2. Practice Patience

Training a puppy is frustrating. However, when you lose your temper, he won’t know why — all he knows is you’re yelling and your body language is angry.

If you’re working on potty training, these negative reactions may actually cause just what you’re trying to avoid — submissive urination. Dogs respond much better to calm, patient commands and body language than they do to scolding.

In a related article here on Petful, Jonathan Klein, CDBC, CPDT-KA, emphasizes this point: “Let me put this in no uncertain terms: Time and again it has been shown that training with pain, fear and corrections can damage your dog. What’s more, it has lasting repercussions that in many cases are dangerous to others around your dog.”

If you start to lose your cool in a training session, take a break. Get your emotions under control so your pup can effectively learn right from wrong.

3. Play

Playtime is super important — in fact, your puppy should see how you play. This way, he can get the hang of it and join you in unabashed fun.
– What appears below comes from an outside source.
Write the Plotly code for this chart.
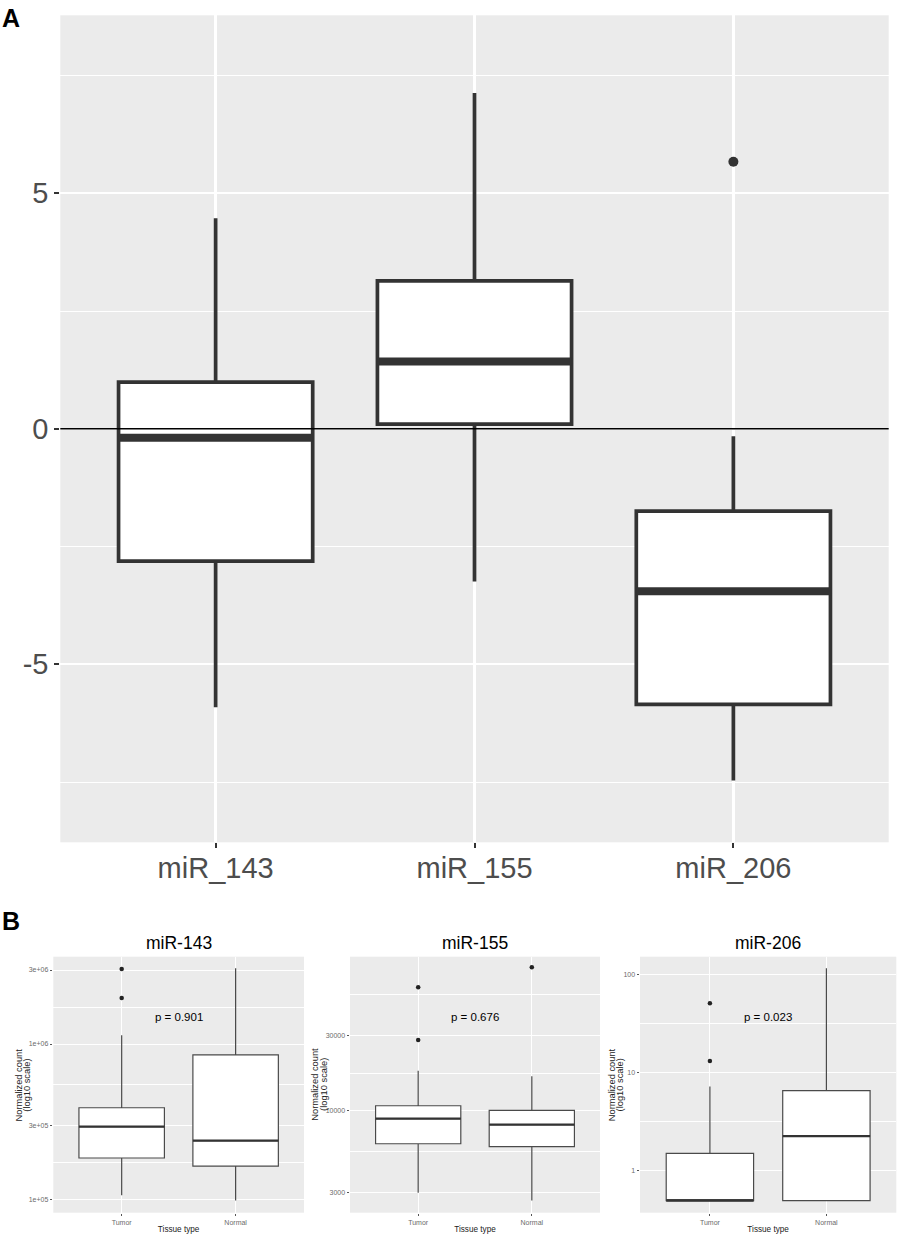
import numpy as np
import plotly.graph_objects as go

# ---- panel A: fold change per miRNA (box stats) ----
a_mirs = ["miR_143", "miR_155", "miR_206"]
a_lower = [-5.91, -3.24, -7.47]
a_q1 = [-2.81, 0.10, -5.85]
a_median = [-0.19, 1.43, -3.45]
a_q3 = [0.99, 3.14, -1.75]
a_upper = [4.47, 7.13, -0.16]
a_out_idx = [2]
a_out_val = [5.67]
a_yticks = [-5, 0, 5]

# ---- panel B: normalized counts, tumor vs normal ----
b_titles = ["miR-143", "miR-155", "miR-206"]
b_pvalues = ["p = 0.901", "p = 0.676", "p = 0.023"]
tissues = ["Tumor", "Normal"]
b_lower = [[1.06e5, 9.8e4], [2970, 2650], [0.5, 0.5]]
b_q1 = [[1.84e5, 1.63e5], [6120, 5860], [0.5, 0.5]]
b_median = [[2.93e5, 2.38e5], [8850, 8110], [0.5, 2.27]]
b_q3 = [[3.88e5, 8.5e5], [10700, 10000], [1.51, 6.6]]
b_upper = [[1.14e6, 3.08e6], [17900, 16500], [7.26, 116]]
b_outliers = [
    [[1.98e6, 3.05e6], []],
    [[28200, 61100], [82000]],
    [[13.2, 51.2], []],
]
b_ticks = [[1e5, 3e5, 1e6, 3e6], [3000, 10000, 30000], [1, 10, 100]]
b_ticktext = [["1e+05", "3e+05", "1e+06", "3e+06"], ["3000", "10000", "30000"], ["1", "10", "100"]]
b_ylab = ["Normalized count", "(log10 scale)"]

FONT = "Liberation Sans, Arial, sans-serif"
PANEL = "#EBEBEB"
DARK = "#333333"
BOXW = 0.75

W, H = 898, 1238


def px_x(a, b):
    return [a / W, b / W]


def px_y(top, bottom):
    return [1 - bottom / H, 1 - top / H]


def median_segments(xs, meds):
    mx, my = [], []
    for x, m in zip(xs, meds):
        mx += [x - BOXW / 2, x + BOXW / 2, None]
        my += [m, m, None]
    return mx, my


fig = go.Figure()

# panel A
xa = list(range(len(a_mirs)))
fig.add_trace(go.Box(
    x=xa, q1=a_q1, median=a_median, q3=a_q3,
    lowerfence=a_lower, upperfence=a_upper,
    width=BOXW, whiskerwidth=0, fillcolor="white",
    line=dict(color=DARK, width=3.7), boxpoints=False,
    showlegend=False, xaxis="x", yaxis="y",
))
mx, my = median_segments(xa, a_median)
fig.add_trace(go.Scatter(x=mx, y=my, mode="lines", line=dict(color=DARK, width=8),
                         showlegend=False, hoverinfo="skip", xaxis="x", yaxis="y"))
fig.add_trace(go.Scatter(x=a_out_idx, y=a_out_val, mode="markers",
                         marker=dict(size=10, color=DARK), showlegend=False,
                         xaxis="x", yaxis="y"))

# panel B
b_xdom = [px_x(53.3, 304), px_x(350, 600), px_x(640, 896.3)]
b_ydom = px_y(956.7, 1212.7)
b_range = [[4.912, 6.563], [3.346, 4.982], [-0.425, 2.183]]
b_ylab_shift = [34.5, 35, 28.5]   # px left of each panel for the first title line
xb = list(range(len(tissues)))

annotations = [
    dict(text="<b>A</b>", x=0, y=1 - 2 / H, xref="paper", yref="paper",
         xanchor="left", yanchor="top", showarrow=False,
         font=dict(size=25, color="black", family=FONT)),
    dict(text="<b>B</b>", x=0, y=1 - 905 / H, xref="paper", yref="paper",
         xanchor="left", yanchor="top", showarrow=False,
         font=dict(size=25, color="black", family=FONT)),
]

axes = {}
for k in range(3):
    n = k + 2
    xr, yr = f"x{n}", f"y{n}"
    fig.add_trace(go.Box(
        x=xb, q1=b_q1[k], median=b_median[k], q3=b_q3[k],
        lowerfence=b_lower[k], upperfence=b_upper[k],
        width=BOXW, whiskerwidth=0, fillcolor="white",
        line=dict(color="#4a4a4a", width=1.2), boxpoints=False,
        showlegend=False, xaxis=xr, yaxis=yr,
    ))
    mx, my = median_segments(xb, b_median[k])
    fig.add_trace(go.Scatter(x=mx, y=my, mode="lines", line=dict(color=DARK, width=2.2),
                             showlegend=False, hoverinfo="skip", xaxis=xr, yaxis=yr))
    ox, oy = [], []
    for i, vals in enumerate(b_outliers[k]):
        ox += [i] * len(vals)
        oy += vals
    fig.add_trace(go.Scatter(x=ox, y=oy, mode="markers", marker=dict(size=4.5, color="#222222"),
                             showlegend=False, xaxis=xr, yaxis=yr))

    # minor grid halfway (in log space) between breaks, as ggplot does
    t = b_ticks[k]
    ext = [t[0] / (t[2] / t[1])] + t + [t[-1] * (t[-2] / t[-3])]
    minor_vals = [float(np.sqrt(ext[i] * ext[i + 1])) for i in range(len(ext) - 1)]

    axes[f"xaxis{n}"] = dict(
        domain=b_xdom[k], anchor=yr, range=[-0.6, 1.6],
        tickvals=xb, ticktext=tissues, showgrid=True, gridcolor="white", gridwidth=1,
        zeroline=False, ticks="outside", ticklen=2.5, tickcolor="#555", tickwidth=0.8,
        tickfont=dict(size=7, color="#6b6b6b", family=FONT),
        title=dict(text="Tissue type", standoff=1, font=dict(size=8.2, color="#222", family=FONT)),
    )
    axes[f"yaxis{n}"] = dict(
        domain=b_ydom, anchor=xr, type="log", range=b_range[k],
        tickvals=t, ticktext=b_ticktext[k],
        showgrid=True, gridcolor="white", gridwidth=1, zeroline=False,
        ticks="outside", ticklen=2.5, tickcolor="#555", tickwidth=0.8,
        tickfont=dict(size=7, color="#6b6b6b", family=FONT),
        minor=dict(tickmode="array", tickvals=minor_vals, showgrid=True,
                   gridcolor="white", gridwidth=0.5, ticks=""),
    )
    # two-line y title, set as rotated text so the tight ggplot line spacing is kept
    for j, line in enumerate(b_ylab):
        annotations.append(dict(text=line, x=0, y=0.5, xref=f"{xr} domain", yref=f"{yr} domain",
                                xshift=-b_ylab_shift[k] + 8.2 * j, textangle=-90,
                                xanchor="center", yanchor="middle", showarrow=False,
                                font=dict(size=9.3, color="#222", family=FONT)))
    annotations.append(dict(text=b_titles[k], x=0.5, y=1, xref=f"{xr} domain", yref=f"{yr} domain",
                            xanchor="center", yanchor="bottom", yshift=2, showarrow=False,
                            font=dict(size=17.5, color="black", family=FONT)))
    annotations.append(dict(text=b_pvalues[k], x=0.5, y=0.763, xref=f"{xr} domain", yref=f"{yr} domain",
                            xanchor="center", yanchor="middle", showarrow=False,
                            font=dict(size=11.5, color="black", family=FONT)))

fig.update_layout(
    width=W, height=H,
    template="none",
    margin=dict(l=0, r=0, t=0, b=0, pad=0),
    paper_bgcolor="white",
    plot_bgcolor=PANEL,
    font=dict(family=FONT),
    showlegend=False,
    xaxis=dict(
        domain=px_x(60.3, 888.7), anchor="y", range=[-0.6, 2.6],
        tickvals=xa, ticktext=a_mirs, showgrid=True, gridcolor="white", gridwidth=2.5,
        zeroline=False, ticks="outside", ticklen=5, tickcolor=DARK, tickwidth=1.5,
        ticklabelstandoff=-5,
        tickfont=dict(size=29, color="#4d4d4d", family=FONT),
    ),
    yaxis=dict(
        domain=px_y(15.3, 842.3), anchor="x", range=[-8.78, 8.78],
        tickvals=a_yticks, ticktext=[str(v) for v in a_yticks],
        showgrid=True, gridcolor="white", gridwidth=2.2, zeroline=False,
        ticks="outside", ticklen=5, tickcolor=DARK, tickwidth=1.5,
        tickfont=dict(size=29, color="#4d4d4d", family=FONT),
        minor=dict(tick0=2.5, dtick=5, showgrid=True, gridcolor="white", gridwidth=1.1, ticks=""),
    ),
    shapes=[dict(type="line", xref="x domain", yref="y", x0=0, x1=1, y0=0, y1=0,
                 line=dict(color="black", width=1.5), layer="above")],
    annotations=annotations,
    **axes,
)

# drop the browser's default 8px body margin so the figure fills the window exactly
fig.write_html("out.html", config={"displayModeBar": False},
               post_script="document.body.style.margin='0';")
You can even masquerade training as playtime with your pup. In her book Play With Your Dog, author Pat Miller offers game and activity ideas through which you and your new pooch can bond:

  • Find it: Hide a toy or a treat and tell Banjo to, well, find it.
  • Digging: Designating a special area for this can help curb problematic digging.
  • Running or chasing: Try it so your pup is both being chased and can chase you.
  • Monkey in the Middle: Enlist a friend or family member to play a round of catch with a toy while Bella tries to intercept it.
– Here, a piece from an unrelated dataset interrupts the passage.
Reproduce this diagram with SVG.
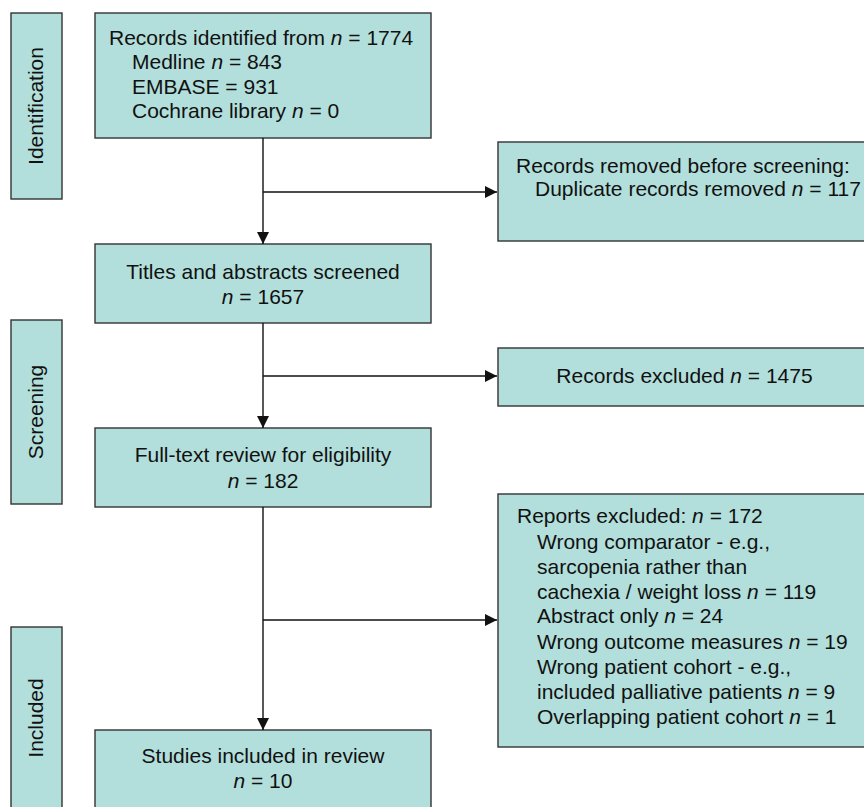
<svg xmlns="http://www.w3.org/2000/svg" width="864" height="807" viewBox="0 0 864 807">
<defs>
<style>
.box{fill:#b2dfdb;stroke:#333333;stroke-width:1.4}
.t{font-family:"Liberation Sans",Arial,sans-serif;font-size:21px;fill:#111111}
.c{text-anchor:middle}
.i{font-style:italic}
.ln{fill:none;stroke:#111111;stroke-width:1.4}
</style>
<marker id="ah" viewBox="0 0 12 12" refX="12" refY="6" markerWidth="12" markerHeight="12" markerUnits="userSpaceOnUse" orient="auto">
<path d="M0,0 L12,6 L0,12 Z" fill="#111111"/>
</marker>
</defs>
<rect width="864" height="807" fill="#ffffff"/>

<g id="phase-identification">
<rect class="box" x="11" y="13" width="51" height="186"/>
<text class="t c" transform="translate(43,106) rotate(-90)">Identification</text>
</g>
<g id="phase-screening">
<rect class="box" x="11" y="320" width="51" height="184"/>
<text class="t c" transform="translate(43,412) rotate(-90)">Screening</text>
</g>
<g id="phase-included">
<rect class="box" x="11" y="627" width="51" height="182"/>
<text class="t c" transform="translate(43,718) rotate(-90)">Included</text>
</g>

<g id="identified">
<rect class="box" x="95" y="13" width="336" height="125"/>
<text class="t" x="109" y="45">Records identified from <tspan class="i">n</tspan> = 1774</text>
<text class="t" x="132" y="69">Medline <tspan class="i">n</tspan> = 843</text>
<text class="t" x="132" y="94">EMBASE = 931</text>
<text class="t" x="132" y="118">Cochrane library <tspan class="i">n</tspan> = 0</text>
</g>

<g id="removed">
<rect class="box" x="498" y="142" width="380" height="99"/>
<text class="t" x="516" y="173">Records removed before screening:</text>
<text class="t" x="535" y="196">Duplicate records removed <tspan class="i">n</tspan> = 117</text>
</g>

<g id="screened">
<rect class="box" x="95" y="244" width="336" height="79"/>
<text class="t c" x="263" y="279">Titles and abstracts screened</text>
<text class="t c" x="263" y="304"><tspan class="i">n</tspan> = 1657</text>
</g>

<g id="excluded">
<rect class="box" x="498" y="348" width="373" height="58"/>
<text class="t c" x="684.5" y="383">Records excluded <tspan class="i">n</tspan> = 1475</text>
</g>

<g id="fulltext">
<rect class="box" x="95" y="428" width="336" height="79"/>
<text class="t c" x="263" y="462">Full-text review for eligibility</text>
<text class="t c" x="263" y="488"><tspan class="i">n</tspan> = 182</text>
</g>

<g id="reports-excluded">
<rect class="box" x="498" y="494" width="380" height="253"/>
<text class="t" x="517" y="523">Reports excluded: <tspan class="i">n</tspan> = 172</text>
<text class="t" x="537" y="549">Wrong comparator - e.g.,</text>
<text class="t" x="537" y="574">sarcopenia rather than</text>
<text class="t" x="537" y="599">cachexia / weight loss <tspan class="i">n</tspan> = 119</text>
<text class="t" x="537" y="623">Abstract only <tspan class="i">n</tspan> = 24</text>
<text class="t" x="537" y="649">Wrong outcome measures <tspan class="i">n</tspan> = 19</text>
<text class="t" x="537" y="674">Wrong patient cohort - e.g.,</text>
<text class="t" x="537" y="699">included palliative patients <tspan class="i">n</tspan> = 9</text>
<text class="t" x="537" y="724">Overlapping patient cohort <tspan class="i">n</tspan> = 1</text>
</g>

<g id="included">
<rect class="box" x="95" y="730" width="336" height="82"/>
<text class="t c" x="263" y="763">Studies included in review</text>
<text class="t c" x="263" y="788"><tspan class="i">n</tspan> = 10</text>
</g>

<g id="connectors">
<line class="ln" x1="263" y1="138" x2="263" y2="244" marker-end="url(#ah)"/>
<line class="ln" x1="263" y1="192" x2="497" y2="192" marker-end="url(#ah)"/>
<line class="ln" x1="263" y1="323" x2="263" y2="428" marker-end="url(#ah)"/>
<line class="ln" x1="263" y1="376" x2="497" y2="376" marker-end="url(#ah)"/>
<line class="ln" x1="263" y1="507" x2="263" y2="730" marker-end="url(#ah)"/>
<line class="ln" x1="263" y1="620" x2="497" y2="620" marker-end="url(#ah)"/>
</g>
</svg>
These activities include an important benefit: bonding time. Spending time with your puppy doing things that you both find fun gets some extra training time in while deepening the trust between you.

One other great benefit to playtime is physical exercise. Dogs — especially the high-energy breeds — need to expel their energy somehow. Otherwise, they can become destructive or overweight.

This puppy already knows how to play fetch — in slow motion:

4. Treat Your Dog Like a Dog

We tend to attribute human traits to our dogs. It’s natural to think your puppy feels guilty when you come home to a capsized trashcan because you would feel guilty, right? But your puppy isn’t reacting to the situation — he’s reacting to your body language and tone of voice.

“Clients often tell me, ‘My dog knew what he did wrong when I came home and found he tore up the couch, and felt really guilty.’ Nope, that’s not the case,” says Jeffery. “Your dog doesn’t know why you’re unhappy; that look of guilt people think they see is simply a reaction to your change in attitude at that moment.”

So during your puppy training, remember: Be patient, watch your body language, be consistent and play! You’ll soon have a well-trained best friend who has bonded to you and trusts you absolutely.